Dans L’Eclipse de la mort, Robert Redeker a montré combien l’être humain d’aujourd’hui avait perdu non seulement conscience du tragique de la vie mais également de son principal corollaire : la vieillesse. En creux, nous devinons l’adage oublié de Montaigne : « Philosopher, c’est apprendre à mourir » et la perte de sens occasionné par le refoulement de notre condition. Dès lors, il est souvent confortable, voire rassurant, de penser que les hommes ayant choisi la vie monastique envisagent ce grand départ sereinement. La religion ne serait donc plus qu’un dérivatif. Une sagesse qui permettrait de guérir de cette frayeur.
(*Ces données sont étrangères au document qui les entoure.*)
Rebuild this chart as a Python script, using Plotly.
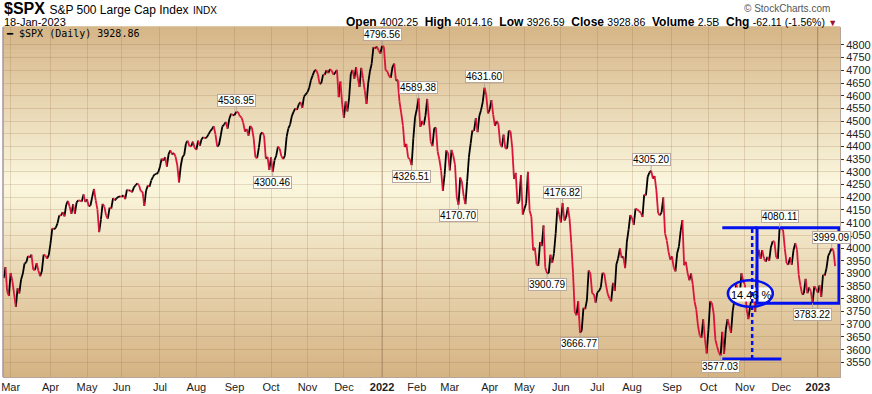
import plotly.graph_objects as go

# ---------------- DATA: S&P 500 daily closes (trading days) ----------------
feb21 = [3881.37, 3925.43, 3829.34, 3811.15]
mar21 = [3901.82, 3870.29, 3819.72, 3768.47, 3841.94, 3821.35, 3875.44, 3898.81, 3939.34, 3943.34,
         3968.94, 3962.71, 3974.12, 3915.46, 3913.10, 3940.59, 3910.52, 3889.14, 3909.52, 3974.54,
         3971.09, 3958.55, 3972.89]
apr21 = [4019.87, 4077.91, 4073.94, 4079.95, 4097.17, 4128.80, 4127.99, 4141.59, 4124.66, 4170.42,
         4185.47, 4163.26, 4134.94, 4173.42, 4134.98, 4180.17, 4187.62, 4186.72, 4183.18, 4211.47,
         4181.17]
may21 = [4192.66, 4164.66, 4167.59, 4201.62, 4232.60, 4188.43, 4152.10, 4063.04, 4112.50, 4173.85,
         4163.29, 4127.83, 4115.68, 4159.12, 4155.86, 4197.05, 4188.13, 4195.99, 4200.88, 4204.11]
jun21 = [4202.04, 4208.12, 4192.85, 4229.89, 4226.52, 4227.26, 4219.55, 4239.18, 4247.44, 4255.15,
         4246.59, 4223.70, 4221.86, 4166.45, 4224.79, 4246.44, 4241.84, 4266.49, 4280.70, 4290.61,
         4291.80, 4297.50]
jul21 = [4319.94, 4352.34, 4343.54, 4358.13, 4320.82, 4369.55, 4384.63, 4369.21, 4374.30, 4360.03,
         4327.16, 4258.49, 4323.06, 4358.69, 4367.48, 4411.79, 4422.30, 4401.46, 4400.64, 4419.15,
         4395.26]
aug21 = [4387.16, 4423.15, 4402.66, 4429.10, 4436.52, 4432.35, 4436.75, 4447.70, 4460.83, 4468.00,
         4479.71, 4448.08, 4400.27, 4405.80, 4441.67, 4479.53, 4486.23, 4496.19, 4470.00, 4509.37,
         4528.79, 4522.68]
sep21 = [4524.09, 4536.95, 4535.43, 4520.03, 4514.07, 4493.28, 4458.58, 4468.73, 4443.05, 4480.70,
         4473.75, 4432.99, 4357.73, 4354.19, 4395.64, 4448.98, 4455.48, 4443.11, 4352.63, 4359.46,
         4307.54]
oct21 = [4357.04, 4300.46, 4345.72, 4363.55, 4399.76, 4391.34, 4361.19, 4350.65, 4363.80, 4438.26,
         4471.37, 4486.46, 4519.63, 4536.19, 4549.78, 4544.90, 4566.48, 4574.79, 4551.68, 4596.42,
         4605.38]
nov21 = [4613.67, 4630.65, 4660.57, 4680.06, 4697.53, 4701.70, 4685.25, 4646.71, 4649.27, 4682.85,
         4682.80, 4700.90, 4688.67, 4704.54, 4697.96, 4682.94, 4690.70, 4701.46, 4594.62, 4655.27,
         4567.00]
dec21 = [4513.04, 4577.10, 4538.43, 4591.67, 4686.75, 4701.21, 4667.45, 4712.02, 4668.97, 4634.09,
         4709.85, 4668.67, 4620.64, 4568.02, 4649.23, 4696.56, 4725.79, 4791.19, 4786.35, 4793.06,
         4778.73, 4766.18]
jan22 = [4796.56, 4793.54, 4700.58, 4696.05, 4677.03, 4670.29, 4713.07, 4726.35, 4659.03, 4662.85,
         4577.11, 4532.76, 4482.73, 4397.94, 4410.13, 4356.45, 4349.93, 4326.51, 4431.85, 4515.55]
feb22 = [4546.54, 4589.38, 4477.44, 4500.53, 4483.87, 4521.54, 4587.18, 4504.08, 4418.64, 4401.67,
         4471.07, 4475.01, 4380.26, 4348.87, 4304.76, 4225.50, 4288.70, 4384.65, 4373.94]
mar22 = [4306.26, 4386.54, 4363.49, 4328.87, 4201.09, 4170.70, 4277.88, 4259.52, 4204.31, 4173.11,
         4262.45, 4357.86, 4411.67, 4463.12, 4461.18, 4511.61, 4456.24, 4520.16, 4543.06, 4575.52,
         4631.60, 4602.45, 4530.41]
apr22 = [4545.86, 4582.64, 4525.12, 4481.15, 4500.21, 4488.28, 4412.53, 4397.45, 4446.59, 4392.59,
         4391.69, 4462.21, 4459.45, 4393.66, 4271.78, 4296.12, 4175.20, 4183.96, 4287.50, 4131.93]
may22 = [4155.38, 4175.48, 4300.17, 4146.87, 4123.34, 3991.24, 4001.05, 3935.18, 3930.08, 4023.89,
         4008.01, 4088.85, 3923.68, 3900.79, 3901.36, 3973.75, 3941.48, 3978.73, 4057.84, 4158.24,
         4132.15]
jun22 = [4101.23, 4176.82, 4108.54, 4121.43, 4160.68, 4115.77, 4017.82, 3900.86, 3749.63, 3735.48,
         3789.99, 3666.77, 3674.84, 3764.79, 3759.89, 3795.73, 3911.74, 3900.11, 3821.55, 3818.83,
         3785.38]
jul22 = [3825.33, 3831.39, 3845.08, 3902.62, 3899.38, 3854.43, 3818.80, 3801.78, 3790.38, 3863.16,
         3830.85, 3936.69, 3959.90, 3998.95, 3961.63, 3966.84, 3921.05, 4023.61, 4072.43, 4130.29]
aug22 = [4118.63, 4091.19, 4155.17, 4151.94, 4145.19, 4140.06, 4122.47, 4210.24, 4207.27, 4280.15,
         4297.14, 4305.20, 4274.04, 4283.74, 4228.48, 4137.99, 4128.73, 4140.77, 4199.12, 4057.66,
         4030.61, 3986.16, 3955.00]
sep22 = [3966.85, 3924.26, 3908.19, 3979.87, 4006.18, 4067.36, 4110.41, 3932.69, 3946.01, 3901.35,
         3873.33, 3899.89, 3855.93, 3789.93, 3757.99, 3693.23, 3655.04, 3647.29, 3719.04, 3640.47,
         3585.62]
oct22 = [3678.43, 3790.93, 3783.28, 3744.52, 3639.66, 3612.39, 3588.84, 3577.03, 3669.91, 3583.07,
         3677.95, 3719.98, 3695.16, 3665.78, 3752.75, 3797.34, 3859.11, 3830.60, 3807.30, 3901.06,
         3871.98]
nov22 = [3856.10, 3759.69, 3719.89, 3770.55, 3806.80, 3828.11, 3748.57, 3956.37, 3992.93, 3957.25,
         3991.73, 3958.79, 3946.56, 3965.34, 3949.94, 4003.58, 4027.26, 4026.12, 3963.94, 3957.63,
         4080.11]
dec22 = [4076.57, 4071.70, 3998.84, 3941.26, 3933.92, 3963.51, 3934.38, 3990.56, 4019.65, 3995.32,
         3895.75, 3852.36, 3817.66, 3821.62, 3878.44, 3822.39, 3844.82, 3829.25, 3783.22, 3849.28,
         3839.50]
jan23 = [3824.14, 3852.97, 3808.10, 3895.08, 3892.09, 3919.25, 3969.61, 3983.17, 3999.09, 3990.97,
         3928.86]

month_series = [feb21, mar21, apr21, may21, jun21, jul21, aug21, sep21, oct21, nov21, dec21,
                jan22, feb22, mar22, apr22, may22, jun22, jul22, aug22, sep22, oct22, nov22, dec22,
                jan23]
month_labels = ["Mar", "Apr", "May", "Jun", "Jul", "Aug", "Sep", "Oct", "Nov", "Dec", "<b>2022</b>",
                "Feb", "Mar", "Apr", "May", "Jun", "Jul", "Aug", "Sep", "Oct", "Nov", "Dec",
                "<b>2023</b>"]
y_ticks = list(range(3550, 4801, 50))
peak_labels = [4536.95, 4796.56, 4589.38, 4631.60, 4176.82, 4305.20, 4080.11, 3999.09]
trough_labels = [4300.46, 4326.51, 4170.70, 3900.79, 3666.77, 3577.03, 3783.22]

# ---------------- build series ----------------
closes = []
month_starts = []
for m in month_series:
    month_starts.append(len(closes))
    closes.extend(m)
tick_vals = month_starts[1:]
year_vals = [month_starts[11], month_starts[23]]

ux, uy, dx, dy = [], [], [], []
for i in range(1, len(closes)):
    if closes[i] >= closes[i - 1]:
        ux += [i - 1, i, None]; uy += [closes[i - 1], closes[i], None]
    else:
        dx += [i - 1, i, None]; dy += [closes[i - 1], closes[i], None]

# ---------------- geometry helpers (pixel -> paper) ----------------
W, H = 872, 394
ML, MR, MT, MB = 1, 32, 27, 15
PW, PH = W - ML - MR, H - MT - MB


def px(xp):
    return (xp - ML) / PW


def py(yp):
    return (H - MB - yp) / PH


fig = go.Figure()
fig.add_trace(go.Scatter(x=ux, y=uy, mode="lines", line=dict(color="#000000", width=1.8),
                         hoverinfo="skip"))
fig.add_trace(go.Scatter(x=dx, y=dy, mode="lines", line=dict(color="#dc143c", width=1.8),
                         hoverinfo="skip"))

shapes = []
# gradient background
top_c = (213, 181, 135)
mid_c = (251, 247, 222)
bot_c = (213, 179, 131)
n = 88
for k in range(n):
    t = (k + 0.5) / n  # from top
    if t < 0.45:
        f = t / 0.45
        c = [top_c[j] + (mid_c[j] - top_c[j]) * f for j in range(3)]
    else:
        f = (t - 0.45) / 0.55
        c = [mid_c[j] + (bot_c[j] - mid_c[j]) * f for j in range(3)]
    shapes.append(dict(type="rect", xref="paper", yref="paper", x0=0, x1=1,
                       y0=1 - (k + 1) / n, y1=1 - k / n + 0.002, line=dict(width=0),
                       fillcolor="rgb(%d,%d,%d)" % tuple(int(round(v)) for v in c), layer="below"))
for yv in year_vals:
    shapes.append(dict(type="line", xref="x", yref="paper", x0=yv, x1=yv, y0=0, y1=1,
                       line=dict(color="rgba(120,90,80,0.45)", width=1), layer="below"))
# left border
shapes.append(dict(type="line", xref="paper", yref="paper", x0=0, x1=0, y0=0, y1=1,
                   line=dict(color="#a8949e", width=1.5)))

# user drawings (blue)
blue = "#0010ee"
hi, lo = 4080.11, 3783.22
shapes.append(dict(type="rect", x0=418.6, x1=442.5, y0=3790, y1=3845, xref="x", yref="y",
                   fillcolor="white", line=dict(width=0), layer="above"))
shapes.append(dict(type="line", x0=414, x1=434, y0=hi, y1=hi, line=dict(color=blue, width=3)))
shapes.append(dict(type="rect", x0=434, x1=481.2, y0=lo, y1=hi, line=dict(color=blue, width=3)))
shapes.append(dict(type="line", x0=431.2, x1=431.2, y0=3563, y1=hi,
                   line=dict(color=blue, width=2.5, dash="4px,3px")))
shapes.append(dict(type="line", x0=414, x1=448, y0=3563, y1=3563, line=dict(color=blue, width=3)))
shapes.append(dict(type="circle", x0=417.2, x1=443.1, y0=3769, y1=3873,
                   line=dict(color=blue, width=2.5)))

annotations = []
lab_font = dict(family="Liberation Sans", size=10, color="#000")
for v in peak_labels:
    i = closes.index(v)
    annotations.append(dict(x=i, y=v, text="%.2f" % v, showarrow=True, arrowhead=0, arrowwidth=1,
                            arrowcolor="#b8a8a0", ax=0, ay=-11, bgcolor="#fffffa",
                            bordercolor="#b8a8a0", borderwidth=1, borderpad=0, font=lab_font))
for v in trough_labels:
    i = closes.index(v)
    annotations.append(dict(x=i, y=v, text="%.2f" % v, showarrow=True, arrowhead=0, arrowwidth=1,
                            arrowcolor="#b8a8a0", ax=0, ay=11, bgcolor="#fffffa",
                            bordercolor="#b8a8a0", borderwidth=1, borderpad=0, font=lab_font))
annotations.append(dict(x=431, y=3817, text="14.46 %", showarrow=False,
                        font=dict(family="Liberation Sans", size=11, color="#000")))

# header texts
annotations.append(dict(xref="paper", yref="paper", x=px(0), y=py(8), xanchor="left",
                        yanchor="middle", showarrow=False,
                        text="<b>$SPX</b> <span style='font-size:12px'>S&amp;P 500 Large Cap Index</span>"
                             " <span style='font-size:10px'>INDX</span>",
                        font=dict(family="Liberation Sans", size=16, color="#000")))
annotations.append(dict(xref="paper", yref="paper", x=px(0), y=py(22), xanchor="left",
                        yanchor="middle", showarrow=False, text="18-Jan-2023",
                        font=dict(family="Liberation Sans", size=11, color="#000")))
annotations.append(dict(xref="paper", yref="paper", x=px(832), y=py(8), xanchor="right",
                        yanchor="middle", showarrow=False, text="© StockCharts.com",
                        font=dict(family="Liberation Sans", size=10, color="#555")))
hdr = ("<b>Open</b> <span style='font-size:10.5px'>4002.25</span>  "
       "<b>High</b> <span style='font-size:10.5px'>4014.16</span>  "
       "<b>Low</b> <span style='font-size:10.5px'>3926.59</span>  "
       "<b>Close</b> <span style='font-size:10.5px'>3928.86</span>  "
       "<b>Volume</b> <span style='font-size:10.5px'>2.5B</span>  "
       "<b>Chg</b> <span style='font-size:10.5px'>-62.11 (-1.56%)</span> "
       "<span style='font-size:9px;color:#a0102a'>▼</span>")
annotations.append(dict(xref="paper", yref="paper", x=px(839), y=py(22), xanchor="right",
                        yanchor="middle", showarrow=False, text=hdr,
                        font=dict(family="Liberation Sans", size=12, color="#000")))
annotations.append(dict(xref="paper", yref="paper", x=px(2), y=py(34), xanchor="left",
                        yanchor="middle", showarrow=False,
                        text="━ $SPX (Daily) 3928.86",
                        font=dict(family="DejaVu Sans Mono", size=10, color="#000")))

fig.update_layout(
    width=W, height=H, margin=dict(l=ML, r=MR, t=MT, b=MB),
    paper_bgcolor="white", plot_bgcolor="rgba(0,0,0,0)", showlegend=False, hovermode=False,
    shapes=shapes, annotations=annotations,
    xaxis=dict(range=[-0.4, 481.8], tickmode="array", tickvals=tick_vals, ticktext=month_labels,
               showgrid=True, gridcolor="rgba(150,110,70,0.22)", gridwidth=1, zeroline=False,
               showline=True, linecolor="#b6a49a", linewidth=1, ticks="",
               ticklabeloverflow="allow",
               tickfont=dict(family="Liberation Sans", size=11, color="#222")),
    yaxis=dict(side="right", range=[3492.4, 4870.5], tickmode="array", tickvals=y_ticks,
               showgrid=True, gridcolor="rgba(150,110,70,0.22)", gridwidth=1, zeroline=False,
               showline=True, linecolor="#b6a49a", linewidth=1, ticks="outside", ticklen=3,
               tickcolor="#333", tickfont=dict(family="Liberation Sans", size=11, color="#222")),
)

fig.write_html("out.html", config={"displayModeBar": False},
               post_script="document.body.style.margin='0';document.body.style.overflow='hidden';")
« Les hommes sont aspirés vers le haut, mais leur corps et leur intelligence les gardent sur la terre. »

De l’abbaye de Lagrasse en passant par celle de Cîteaux ou celle de Sept-Fons, Nicolas Diat rencontre les moines et recueille leurs angoisses. Son constat est tranchant : « Les hommes sont aspirés vers le haut, mais leur corps et leur intelligence les gardent sur la terre. Les lois humaines valent pour tous, hommes de Dieu compris : la peur de la mort, la peur du deuil, la peur de l’oubli sont instinctives en chacun de nous ». La vie monacale n’est pas non plus présentée comme une vie sainte. L’auteur évite les caricatures et affirme : « On imagine le moins dans une sorte d’apathéia. En un sens, cette image d’Epinal n’est pas fausse. Mais il ne fait jamais oublier que les moins font des sorties de route. La foi est comme un petit filet d’eau qui ne parvient plus à les désaltérer ». Par instant, on songe à cette phrase de Victor Hugo extraite des Misérables (II, 7) : « La prise de voile ou de froc est un suicide payé d’éternité ».

Le corps et l’âme des moines

Du point de vue « journalistique », le livre est également une réussite. Les propos recueillis et retranscrits avec une émotion gardée intacte, les rites funéraires propres aux monastères et les règles de vie monacales sont expliquées avec une grande précision. Le style de Nicolas Diat est imprégné du respect qu’il a pour ces hommes. Il nous emmène à leur découverte sans jamais les bousculer. Sa plume, légère et poétique, nous présente ces hommes de Dieu en préservant leur intimité. Il ne les dérange pas. Nulle intrusion. Tout juste un dévoilement.

« Le corps est périssable, mais l’âme est immortelle. »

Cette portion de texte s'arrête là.